Reboot VM on failure
Virtual machines can be configured to reboot in the event of common failure scenarios. Standard techniques are described below which are supported on the CERN private cloud.
Reboot after panic on Linux
Using the Kernel parameter kernel.panic, you can set the machine to reboot after a number of seconds when there is a kernel panic.
kernel.panic = 30
A value of 0 means that it will not reboot.
This can be implemented by modifying the /etc/sysctl.conf file or using a configuration management tool such as Puppet to set the sysctl parameters as described in the configuration management user guide.
Using hardware watchdog on Linux
Linux provides a facility for monitoring that a VM is responsive called a Watchdog Timer. This will reboot the VM automatically if there is not a regular call to turn off the timer.
This covers cases such as kernel panic but also can detect blocked kernel scenarios also.
In OpenStack, this feature is enabled by setting the property hw_watchdog_action
on the image used to boot the VM.
$ openstack image set --property hw_watchdog_action=reset 106cbee3-49ea-4241-a74d-413008251b4a
+------------------+--------------------------------------------------------------------------------------------------+
| Field | Value |
+------------------+--------------------------------------------------------------------------------------------------+
| checksum | c26f04a69c1229279f518c83858e36fe |
| container_format | bare |
| created_at | 2014-09-17T10:27:51 |
| deleted | False |
| deleted_at | None |
| disk_format | qcow2 |
| id | 106cbee3-49ea-4241-a74d-413008251b4a |
| is_public | False |
| min_disk | 0 |
| min_ram | 0 |
| name | centos7 |
| owner | 841615a3-ece9-4622-9fa0-fdc178ed34f8 |
| properties | {u'hw_watchdog_action': u'reset', u'hw_scsi_model': u'virtio-scsi'} |
| protected | False |
| size | 343368704 |
| status | active |
| updated_at | 2014-12-11T07:24:32 |
| virtual_size | None |
+------------------+--------------------------------------------------------------------------------------------------+
The full list of possible settings is in the OpenStack CLI guide.
openstack image show
will give the current settings. If the property is not set, the watchdog monitoring will not be activated on the VMs from this image.
Once this is set, a VM can be booted in the usual way from this image. The setting cannot be changed for a running VM.
Testing the watchdog
Once a VM has been booted with the watchdog activated, this can then be enabled inside the VM.
With the watchdog enabled, a device /dev/watchdog
should exist.
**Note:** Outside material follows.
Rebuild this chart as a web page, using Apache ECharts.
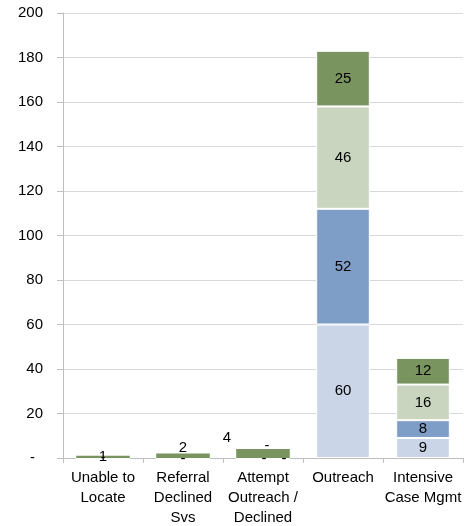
<!DOCTYPE html>
<html>
<head>
<meta charset="utf-8">
<style>
html,body{margin:0;padding:0;background:#fff;}
#chart{width:464px;height:526px;}
</style>
<script src="https://cdn.jsdelivr.net/npm/echarts@6/dist/echarts.min.js"></script>
</head>
<body>
<div id="chart"></div>
<script>
var categories = ['Unable to\nLocate', 'Referral\nDeclined\nSvs', 'Attempt\nOutreach /\nDeclined', 'Outreach', 'Intensive\nCase Mgmt'];
var seriesA = [0, 0, 0, 60, 9];
var seriesB = [0, 0, 0, 52, 8];
var seriesC = [0, 0, 0, 46, 16];
var seriesD = [1, 2, 4, 25, 12];
var yMin = 0, yMax = 200, yInterval = 20;

var colors = ['#cad6e8', '#7f9ec7', '#c9d5bf', '#7a9460'];
var allSeries = [seriesA, seriesB, seriesC, seriesD];
var FONT = 'Liberation Sans, Arial, sans-serif';

// label placement tweaks for the crowded small bars: [seriesIndex]-[categoryIndex]
var labelTweaks = {
  '0-0': {show: true, offset: [0, 0]},
  '3-0': {show: true, offset: [0, 0]},
  '0-1': {show: true, offset: [0, 1]},
  '3-1': {show: true, offset: [0, -8]},
  '0-2': {show: true, offset: [1, 1]},
  '1-2': {show: true, offset: [21, 1]},
  '2-2': {show: true, offset: [4, -12]},
  '3-2': {show: true, offset: [-36, -16]}
};

var series = allSeries.map(function (vals, si) {
  return {
    type: 'bar',
    stack: 'total',
    barCategoryGap: '33%',
    itemStyle: {color: colors[si], borderColor: '#ffffff', borderWidth: 1},
    label: {
      show: true,
      position: 'inside',
      color: '#000',
      fontSize: 15,
      fontFamily: FONT,
      formatter: function (p) { return p.value === 0 ? '-' : String(p.value); }
    },
    data: vals.map(function (v, ci) {
      var t = labelTweaks[si + '-' + ci];
      var item = {value: v};
      if (t) {
        item.label = {show: t.show, offset: t.offset};
      } else if (v === 0) {
        item.label = {show: false};
      }
      if (v > 0 && v < 5) {
        item.itemStyle = {borderWidth: 0};
      }
      return item;
    })
  };
});

var chart = echarts.init(document.getElementById('chart'));
chart.setOption({
  animation: false,
  grid: {left: 63, right: 1, top: 13, bottom: 68, containLabel: false, outerBoundsMode: 'none'},
  xAxis: {
    type: 'category',
    data: categories,
    axisLine: {lineStyle: {color: '#bfbfbf', width: 1}},
    axisTick: {show: true, alignWithLabel: false, length: 5, lineStyle: {color: '#bfbfbf'}},
    axisLabel: {color: '#000', fontSize: 15, lineHeight: 20, margin: 10, interval: 0, fontFamily: FONT}
  },
  yAxis: {
    type: 'value',
    min: yMin, max: yMax, interval: yInterval,
    axisLine: {show: true, lineStyle: {color: '#bfbfbf', width: 1}},
    axisTick: {show: true, length: 6, lineStyle: {color: '#bfbfbf'}},
    splitLine: {show: true, lineStyle: {color: '#d9d9d9', width: 1}},
    axisLabel: {
      color: '#000', fontSize: 15, margin: 20, fontFamily: FONT,
      formatter: function (v) { return v === 0 ? '{d|-}' : String(v); },
      rich: {d: {color: '#000', fontSize: 15, fontFamily: FONT, padding: [0, 8, 0, 0]}}
    }
  },
  series: series
});
</script>
</body>
</html>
If it is not present, the image settings above should be checked.
The software for the watchdog monitoring should be installed as follows
yum install -y watchdog
The watchdog can then be enabled by defining the watchdog device by editing /etc/watchdog.conf
and uncommenting the watchdog device line
watchdog-device = /dev/watchdog
The configuration can be tested using
wd_identify --config /etc/watchdog.conf
To run the daemon, starting the daemon and chkconfig it on for the next reboot.
service watchdog start